I didn't understand the error and I thought you were telling me that I was doing my coding incorrectly. Besides the ";", it works. Thank you though, have a good day!

(or rather, I didn't understand your analysis of the logic. Is the way I wrote it incorrect? It works now that I got rid of the ";")

Ye, good thing its nearly 3am here so I can have a good excuse. night all :)

What happens when you add the semicolon at the end of the if-statement, the if statement checks to see if the statement is true or false. It ends there. The block of code following the if-statement is interpreted as a new block of code, regardless if the if- statement was true or not, that will run.

/*
	Purpose: The semicolon at the end of the if-statement
	Name: Saith
	Date: 2/5/11
	*/

#include<iostream>
using namespace std;

int main() {

	if(4 > 5);   // we know this is false, but will run the following block of code anyway
	{
	cout << "hello world";
	}
	return 0;
}

Is a snippet of full program that will output hello world.

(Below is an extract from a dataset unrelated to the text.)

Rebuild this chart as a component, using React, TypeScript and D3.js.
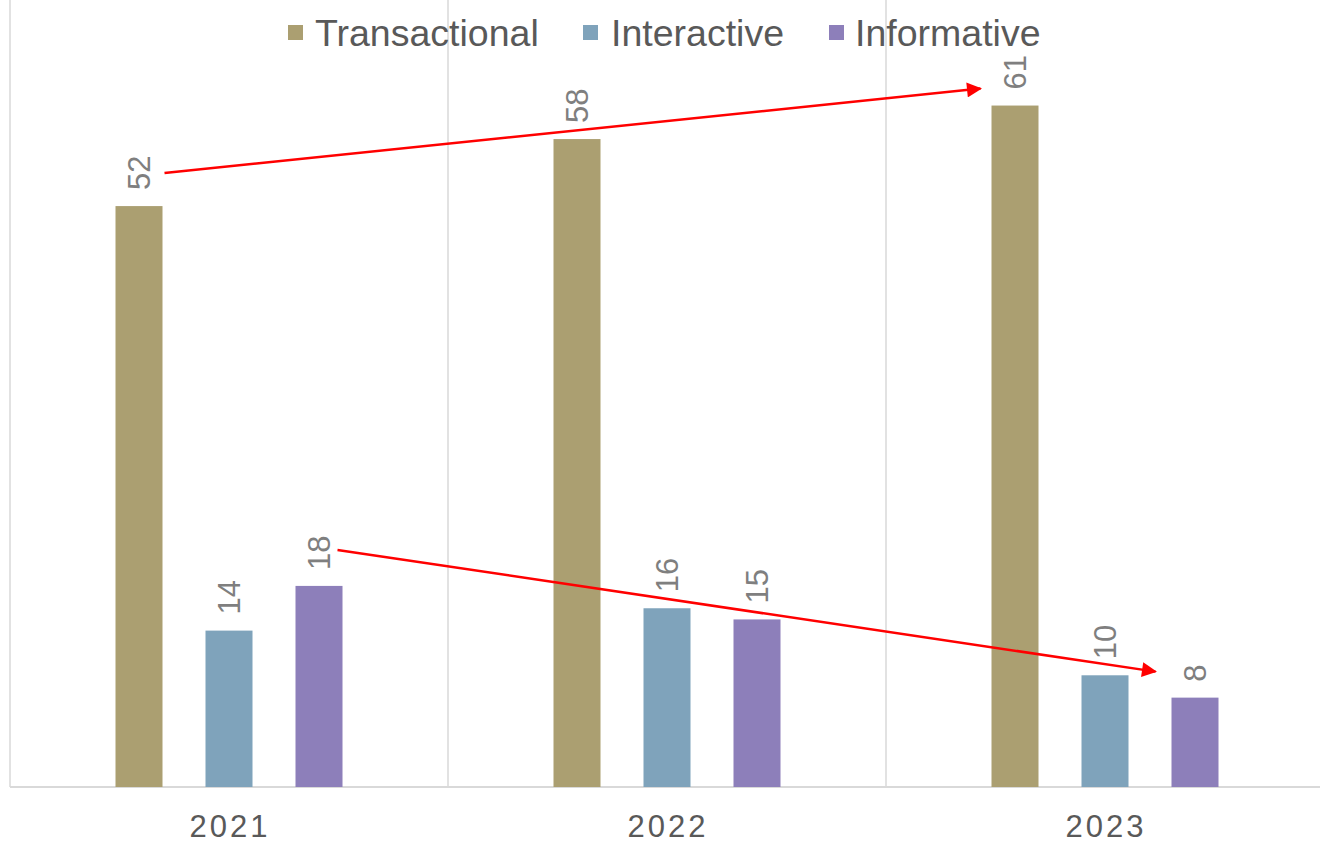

Thank you. Thread answered now. :D

Oh, this will happen with for-loops as well.

for(int index = 0; index < 10; index++);
{
cout << "hello world";
}

The for-loop will run 10 times, but it will not process the block of code 10x as we expect. The semi-colon is preventing the block of code to output hello world the 10x we expect it to. By getting rid of the semi-colon, you make the following block of code part of the for-loop body; the block executing every time the for-loop loops.